9 aprile – Nel tribunale di Sorveglianza di Sassari si tiene l’udienza sull’istanza di scarcerazione di Pasquale Zagaira e i giudici chiedono al Dap di segnalare gli istituti penitenziari che possano garantire il proseguimento delle cure;
11 aprile – I giudici di Sassari inviano questa richiesta al Dap;
14 aprile – L’ufficio del Dap contatta il carcere di Sasari e chiede la cartella clinica del detenuto;

16 aprile – Nuova udienza sulla scarcerazione di Zagaria, rinviata al 23 aprile;

22 aprile – Il Dap sta cercando di capire se Zagaria possa essere curato nell’ospedale di Cagliari o nel carcere di quella città o a Parma, Roma o Viterbo, dove si trovano penitenziari attrezzati sanitariamente;
23 aprile – Il Dap chiede al carcere di Sassari di cercare un posto a Viterbo o Roma. E’ troppo tardi, Pasquale Zagaria, quello stesso giorno, esce dal carcere.

Come potete notare, il Dap che è un organismo ministeriale anzi un pezzo importante del Ministero di Grazia e Giustizia, si è comportato, allineandosi allo standard medio di un ufficio pubblico di quello che viene, con ambigua ironia, chiamato il Belpaese.

Ed è sbagliato prendersela con il giudice di Sorveglianza, il quale, un rinvio, finalizzato allo scopo di facilitare l’arrivo di quella documentazione che lui aveva chiesto al Dap e che dal Dap non arrivava ancora, l’ha fatto.
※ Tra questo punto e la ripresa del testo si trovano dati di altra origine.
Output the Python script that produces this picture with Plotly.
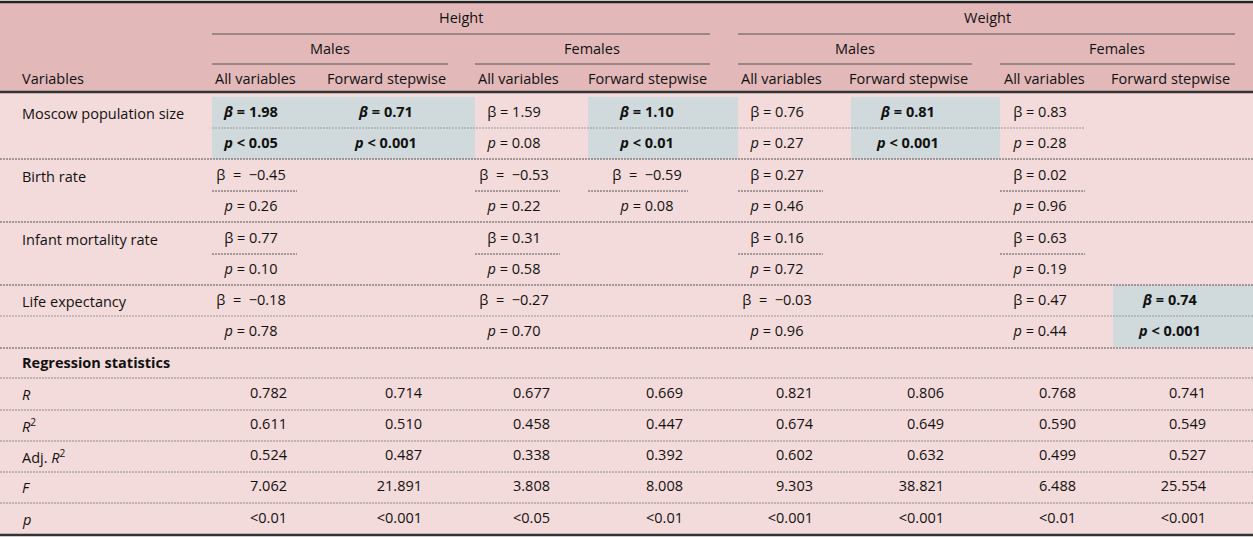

E’ successo il giorno 16 aprile. In quella giornata, la Sorveglianza di Sassari ha rinviato l’udienza al 23, ritenendo impossibile che in una settimana il Dap potesse ancora ritardare l’attivazione della procedura per individuare la struttura carceraria munita di una area sanitaria in grado di curare la grave patologia di cui soffre Pasquale Zagaria.

E invece, no. Solo il 23 aprile ed essendo, riteniamo, il Dap all’oscuro che quello era il giorno in cui il giudice di Sorveglianza avrebbe dovuto per forza decidere senza poter ricorrere ad un altro rinvio, che avrebbe leso i diritti umani di Pasquale Zagaria ed il diritto alla difesa dei suoi interessi da parte degli avvocati, ripetiamo, solo il giorno 23, il Dipartimento per l’Amministrazione Penitenziaria ha formalizzato la richiesta al carcere di Sassari di cercare, per Pasquale Zagaria, un posto nel carcere di Rebibbia a Roma o in quello di Viterbo. Penitenziari sanitariamente attrezzati come nuovi luoghi di detenzione  per Pasquale Zagaria e su cui era ricaduta la scelta del ministero.

Emerge poi un particolare, che pure potrebbe essere utilizzato dal partito dei complottisti: le mail spedite dal Dap sono finite in un binario morto. Non sono arrivate da nessuna parte, perchè sono state inviate ad un indirizzo sbagliato. C’era, infatti, una vocale in più.

Certo, i complottisti sono tali perchè ritengono che esistono menti superiori, luciferine, in grado di muoversi in questa maniera, con il pieno controllo dei tempi e dei fatti, cavalcati e dominati attraverso furbizie non compromettenti.

Ma noi, sapendo bene come funzionano gli uffici pubblici in questo paese e sapendo ugualmente bene quanta impreparazione, quanta indolenza abiti al loro interno, riteniamo che un coglione qualsiasi, cioè il solito burocrate demente, abbia mandato quelle mail senza porsi il problema di effettuare un coscienzioso riscontro sul fatto che queste fossero realmente arrivate a destinazione. Perchè, per il burocrate demente e, dato che ci troviamo, anche ignorante, non c’è alcuna differenza tra il signor criminale Mario Rossi e il signor Pasquale Zagaria “Bin Laden”, l’uomo di punta del clan dei casalesi, cioè dell’organizzazione criminale che negli anni 80, 90 e nei primi 2000, ha occupato una delle 5 prime posizioni tra le organizzazione mafiose più temibili al mondo.

Per cui, la faccenda poteva essere affrontata con una certa calma, con molta calma dal burocrate demente a cui qualcuno, magari il senatore Lino Banfi del film “Quo vado?“, ha regalato una scrivania. Badate bene, non una scrivania del Ministero delle Attività produttive o delle risorse agricole, ma di quello della Grazia e della Giustizia, nel quale ben dovrebbero conoscere la differenza che passa tra il borseggiatore Mario Rossi e Pasquale Zagaria “Bin Laden”, uomo che ha mosso un miliardo di euro. Un fiume di danaro proveniente dalle infinite pratiche criminali di quella vera e propria holding della malavita chiamata clan dei casalesi.